The Pueblo Chieftain Online
The Pueblo Chieftain & Star Journal
136th Year... and still on the job!
Wednesday August 17, 2005


Lucy and the football

EDITORIAL
THE PUEBLO CHIEFTAIN

FOLLOWERS OF the Peanuts comic strip are familiar with the old football gag.

Lucy Van Pelt holds the football for Charley Brown to kick. He’s dubious, because she always has pulled it away in the past, but she promises that this time things will be different.

Of course, when Charley comes up to kick the ball Lucy pulls it away, and Charley falls on his backside.

Good grief.

And that’s just how people around here feel about the Army and its string of broken promises about Pueblo Chemical Depot. It’s a history of on-again, off-again promises, with the Army seemingly always pulling the football away just as things are set to get going.

It’s that history that has prompted Colorado Sens. Wayne Allard and Ken Salazar to send a warning letter to the Pentagon on Friday, saying they do not want next year to repeat this year’s battle in which they had to force the Army to spend $372 million to clean up mustard agent weapons at chemical weapon depots in Pueblo and Kentucky.

In a harshly worded letter to Undersecretary of Defense Kenneth Krieg, the senators said they have learned the Pentagon is preparing a 2007 budget request of only $33 million for the Pueblo Chemical Depot and the Blue Grass Army Depot in Kentucky, which they correctly dismissed as “caretaker” funding.
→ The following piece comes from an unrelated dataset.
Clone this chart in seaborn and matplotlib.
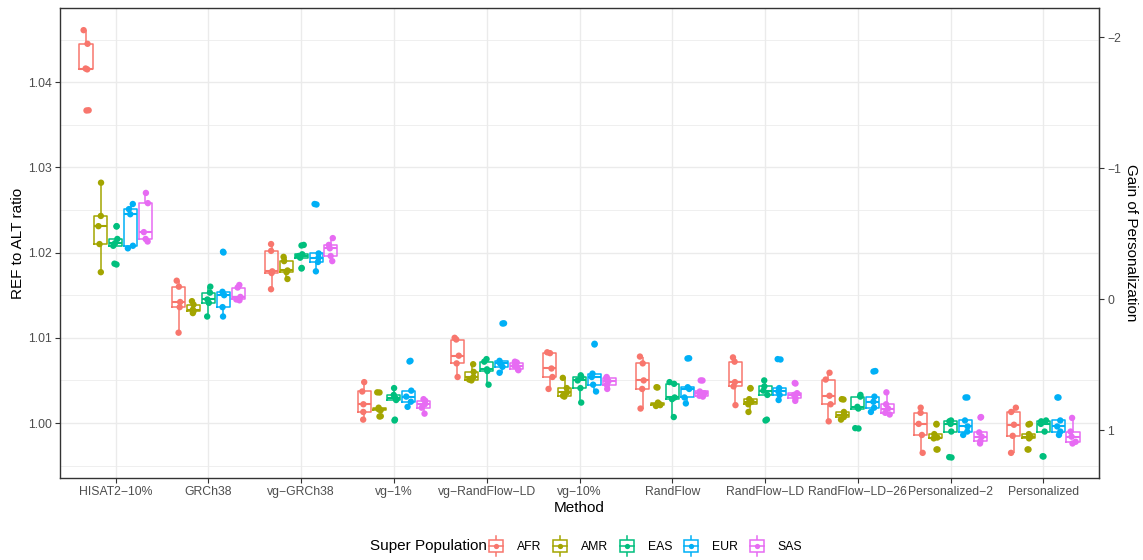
import numpy as np
import pandas as pd
import matplotlib
matplotlib.use("Agg")
import matplotlib.pyplot as plt
from matplotlib.lines import Line2D
from matplotlib.patches import Rectangle
from matplotlib.legend_handler import HandlerBase
import seaborn as sns

# Alignment methods (x axis order)
methods = ["HISAT2−10%", "GRCh38", "vg−GRCh38", "vg−1%", "vg−RandFlow−LD",
           "vg−10%", "RandFlow", "RandFlow−LD", "RandFlow−LD−26",
           "Personalized−2", "Personalized"]
populations = ["AFR", "AMR", "EAS", "EUR", "SAS"]
pop_colors = ["#F8766D", "#A3A500", "#00BF7D", "#00B0F6", "#E76BF3"]

# REF-to-ALT ratio per sample; one list per super population (AFR, AMR, EAS, EUR, SAS)
ratio_hisat2_10 = [[1.0461, 1.0445, 1.0416, 1.0415, 1.0367],
                   [1.0282, 1.0243, 1.0231, 1.0210, 1.0177],
                   [1.0231, 1.0216, 1.0211, 1.0208, 1.0187],
                   [1.0257, 1.0251, 1.0245, 1.0208, 1.0205],
                   [1.0270, 1.0258, 1.0224, 1.0216, 1.0213]]
ratio_grch38 = [[1.0167, 1.0160, 1.0142, 1.0136, 1.0106],
                [1.0143, 1.0139, 1.0133, 1.0131, 1.0129],
                [1.0160, 1.0153, 1.0145, 1.0141, 1.0125],
                [1.0201, 1.0154, 1.0150, 1.0136, 1.0125],
                [1.0162, 1.0159, 1.0148, 1.0145, 1.0144]]
ratio_vg_grch38 = [[1.0210, 1.0202, 1.0178, 1.0176, 1.0157],
                   [1.0195, 1.0190, 1.0179, 1.0177, 1.0169],
                   [1.0209, 1.0198, 1.0196, 1.0194, 1.0182],
                   [1.0257, 1.0199, 1.0194, 1.0189, 1.0178],
                   [1.0217, 1.0209, 1.0205, 1.0196, 1.0190]]
ratio_vg_1 = [[1.0048, 1.0037, 1.0022, 1.0013, 1.0004],
              [1.0036, 1.0018, 1.0016, 1.0015, 1.0008],
              [1.0041, 1.0033, 1.0029, 1.0027, 1.0004],
              [1.0073, 1.0038, 1.0031, 1.0025, 1.0019],
              [1.0028, 1.0026, 1.0022, 1.0018, 1.0011]]
ratio_vg_randflow_ld = [[1.0100, 1.0098, 1.0079, 1.0070, 1.0054],
                        [1.0069, 1.0060, 1.0054, 1.0051, 1.0050],
                        [1.0075, 1.0072, 1.0063, 1.0061, 1.0045],
                        [1.0117, 1.0073, 1.0070, 1.0066, 1.0059],
                        [1.0072, 1.0071, 1.0067, 1.0063, 1.0062]]
ratio_vg_10 = [[1.0083, 1.0082, 1.0064, 1.0054, 1.0040],
               [1.0053, 1.0041, 1.0036, 1.0032, 1.0031],
               [1.0056, 1.0054, 1.0050, 1.0041, 1.0024],
               [1.0093, 1.0058, 1.0054, 1.0045, 1.0037],
               [1.0054, 1.0053, 1.0049, 1.0045, 1.0040]]
ratio_randflow = [[1.0078, 1.0070, 1.0050, 1.0040, 1.0017],
                  [1.0042, 1.0024, 1.0022, 1.0021, 1.0020],
                  [1.0048, 1.0046, 1.0030, 1.0028, 1.0007],
                  [1.0076, 1.0042, 1.0040, 1.0030, 1.0023],
                  [1.0050, 1.0037, 1.0035, 1.0032, 1.0031]]
ratio_randflow_ld = [[1.0077, 1.0072, 1.0048, 1.0043, 1.0021],
                     [1.0041, 1.0028, 1.0025, 1.0022, 1.0013],
                     [1.0050, 1.0043, 1.0038, 1.0033, 1.0004],
                     [1.0075, 1.0041, 1.0037, 1.0033, 1.0027],
                     [1.0047, 1.0035, 1.0033, 1.0029, 1.0026]]
ratio_randflow_ld_26 = [[1.0059, 1.0051, 1.0032, 1.0022, 1.0002],
                        [1.0028, 1.0013, 1.0010, 1.0007, 1.0004],
                        [1.0033, 1.0031, 1.0019, 1.0017, 0.9994],
                        [1.0061, 1.0031, 1.0025, 1.0018, 1.0013],
                        [1.0036, 1.0022, 1.0017, 1.0012, 1.0010]]
ratio_personalized_2 = [[1.0018, 1.0012, 0.9999, 0.9986, 0.9965],
                        [0.9999, 0.9987, 0.9983, 0.9982, 0.9969],
                        [1.0003, 1.0002, 0.9999, 0.9990, 0.9960],
                        [1.0030, 1.0003, 0.9996, 0.9990, 0.9986],
                        [1.0007, 0.9989, 0.9984, 0.9979, 0.9976]]
ratio_personalized = [[1.0018, 1.0013, 0.9998, 0.9985, 0.9965],
                      [0.9999, 0.9987, 0.9984, 0.9982, 0.9969],
                      [1.0003, 1.0002, 0.9999, 0.9990, 0.9961],
                      [1.0030, 1.0003, 0.9996, 0.9990, 0.9986],
                      [1.0006, 0.9990, 0.9984, 0.9978, 0.9976]]

method_values = [ratio_hisat2_10, ratio_grch38, ratio_vg_grch38, ratio_vg_1,
                 ratio_vg_randflow_ld, ratio_vg_10, ratio_randflow,
                 ratio_randflow_ld, ratio_randflow_ld_26,
                 ratio_personalized_2, ratio_personalized]

rows = []
for method, per_pop in zip(methods, method_values):
    for pop, vals in zip(populations, per_pop):
        for v in vals:
            rows.append((method, pop, v))
df = pd.DataFrame(rows, columns=["Method", "Population", "Ratio"])

# Gain of personalization: 0 at the GRCh38 mean, 1 at the Personalized mean
ref_mean = df.loc[df.Method == "GRCh38", "Ratio"].mean()
pers_mean = df.loc[df.Method == "Personalized", "Ratio"].mean()
span = ref_mean - pers_mean


def to_gain(r):
    return (ref_mean - r) / span


def from_gain(g):
    return ref_mean - g * span


class BoxKey(HandlerBase):
    """Legend key drawn as a small boxplot glyph with its data point."""

    def create_artists(self, legend, orig_handle, xdescent, ydescent,
                       width, height, fontsize, trans):
        c = orig_handle.get_color()
        x0 = -xdescent
        cx = x0 + width / 2
        cy = -ydescent + height / 2
        bh, wh = 8.4, 14.4
        whisk = Line2D([cx, cx], [cy - wh / 2, cy + wh / 2], color=c,
                       lw=1.1, transform=trans)
        box = Rectangle((x0, cy - bh / 2), width, bh, facecolor="white",
                        edgecolor=c, lw=1.1, transform=trans)
        med = Line2D([x0, x0 + width], [cy, cy], color=c, lw=1.1,
                     transform=trans)
        dot = Line2D([cx], [cy], marker="o", markersize=3.8,
                     markeredgewidth=0, color=c, linestyle="none",
                     transform=trans)
        return [whisk, box, med, dot]


plt.rcParams["font.family"] = ["Liberation Sans", "DejaVu Sans"]

W, H = 1143, 560
fig = plt.figure(figsize=(W / 100, H / 100), dpi=100)
L, R, T, B = 60, 1099, 8, 478
ax = fig.add_axes([L / W, 1 - B / H, (R - L) / W, (B - T) / H])
ax.set_facecolor("white")

sns.boxplot(data=df, x="Method", y="Ratio", hue="Population",
            order=methods, hue_order=populations, palette=pop_colors,
            fill=False, width=0.8, gap=0.12, linewidth=1.1, whis=1.5,
            showfliers=True, capwidths=0,
            flierprops=dict(marker="o", markersize=4.6, markeredgewidth=0),
            medianprops=dict(linewidth=1.5),
            legend=False, ax=ax, zorder=3)
# outlier markers filled in their box colour
for line in ax.lines:
    if line.get_marker() == "o":
        line.set_markerfacecolor(line.get_markeredgecolor())

np.random.seed(7)
sns.stripplot(data=df, x="Method", y="Ratio", hue="Population",
              order=methods, hue_order=populations, palette=pop_colors,
              dodge=True, jitter=0.15, size=4.6, linewidth=0,
              legend=False, ax=ax, zorder=4)

# axis ranges and grid
ax.set_xlim(-0.6, len(methods) - 0.4)
ax.set_ylim(0.99355, 1.0487)
ax.set_yticks([1.00, 1.01, 1.02, 1.03, 1.04])
ax.set_yticklabels(["1.00", "1.01", "1.02", "1.03", "1.04"])
ax.set_yticks([0.995, 1.005, 1.015, 1.025, 1.035, 1.045], minor=True)
ax.grid(True, which="major", color="#EBEBEB", linewidth=1.0, zorder=0)
ax.grid(True, which="minor", axis="y", color="#EBEBEB", linewidth=0.55, zorder=0)
ax.set_axisbelow(True)
for s in ax.spines.values():
    s.set_color("#333333")
    s.set_linewidth(1.0)
ax.tick_params(axis="both", which="major", length=3.5, width=0.8,
               color="#333333", labelcolor="#4D4D4D", labelsize=8.8, pad=2.5)
ax.tick_params(axis="y", which="minor", length=0)

ax.set_xlabel("Method", fontsize=11, color="black", labelpad=2)
ax.set_ylabel("REF to ALT ratio", fontsize=11, color="black", labelpad=2)

# secondary axis with the personalization gain
sec = ax.secondary_yaxis("right", functions=(to_gain, from_gain))
sec.set_yticks([-2, -1, 0, 1])
sec.tick_params(length=3.5, width=0.8, color="#333333", labelcolor="#4D4D4D",
                labelsize=8.8, pad=2.5)
sec.spines["right"].set_color("#333333")
sec.set_ylabel("Gain of Personalization", fontsize=11, rotation=270,
               labelpad=12, color="black")

# legend keyed by super population
handles = [Line2D([], [], color=c) for c in pop_colors]
fig.text(370 / W, 1 - 546 / H, "Super Population", fontsize=11,
         ha="left", va="center", color="black")
fig.legend(handles, populations, ncol=5, loc="center left",
           bbox_to_anchor=(489 / W, 1 - 547 / H), frameon=False,
           handler_map={Line2D: BoxKey()},
           fontsize=8.8, handlelength=1.15, handletextpad=1.15,
           columnspacing=0.95, borderpad=0, borderaxespad=0)

fig.savefig("out.png", dpi=100, facecolor="white")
The senators wrote they have reason to believe that those in the Defense Department counseling a return to the $33 million funding are the same managers who have so mismanaged the Chemical Demilitarization program that it is one of 22 federal programs to be declared “ineffective” by the Office of Management and Budget.

Sen. Allard, a Republican who serves on the Senate Appropriations Committee, and Sen. Salazar, a freshman Democrat, met with Pentagon officials numerous times last winter trying to persuade them to continue with a $1.5 billion plan to destroy the mustard gas weapons stored at the Pueblo depot. Rep. John Salazar, D-Colo., who represents Pueblo, also participated in the meetings.

All this was reminiscent of our Lucy Van Pelt/Charley Brown misadventure. Pentagon officials would give assurances one month that they were committed to the demilitarization program in Pueblo, only to say on other occasions that they wanted to study moving the weapons to other locations. Sen. Allard got so fed up that, as a member of the Senate Appropriations Committee, he put language in a spending bill requiring the Army to spend $372 million next year to continue work on building bioneutralization plants here and at Blue Grass Depot in Kentucky.

Sens. Mitch McConnell and Jim Bunning, both Kentucky Republicans, are likewise angered by the Pentagon stonewalling, and they joined as signatories of the Coloradans’ letter to the Pentagon.

Colorado’s congressional delegation has spoken out numerous times that the Pueblo depot work needs to get started. When will someone with authority in the administration finally agree?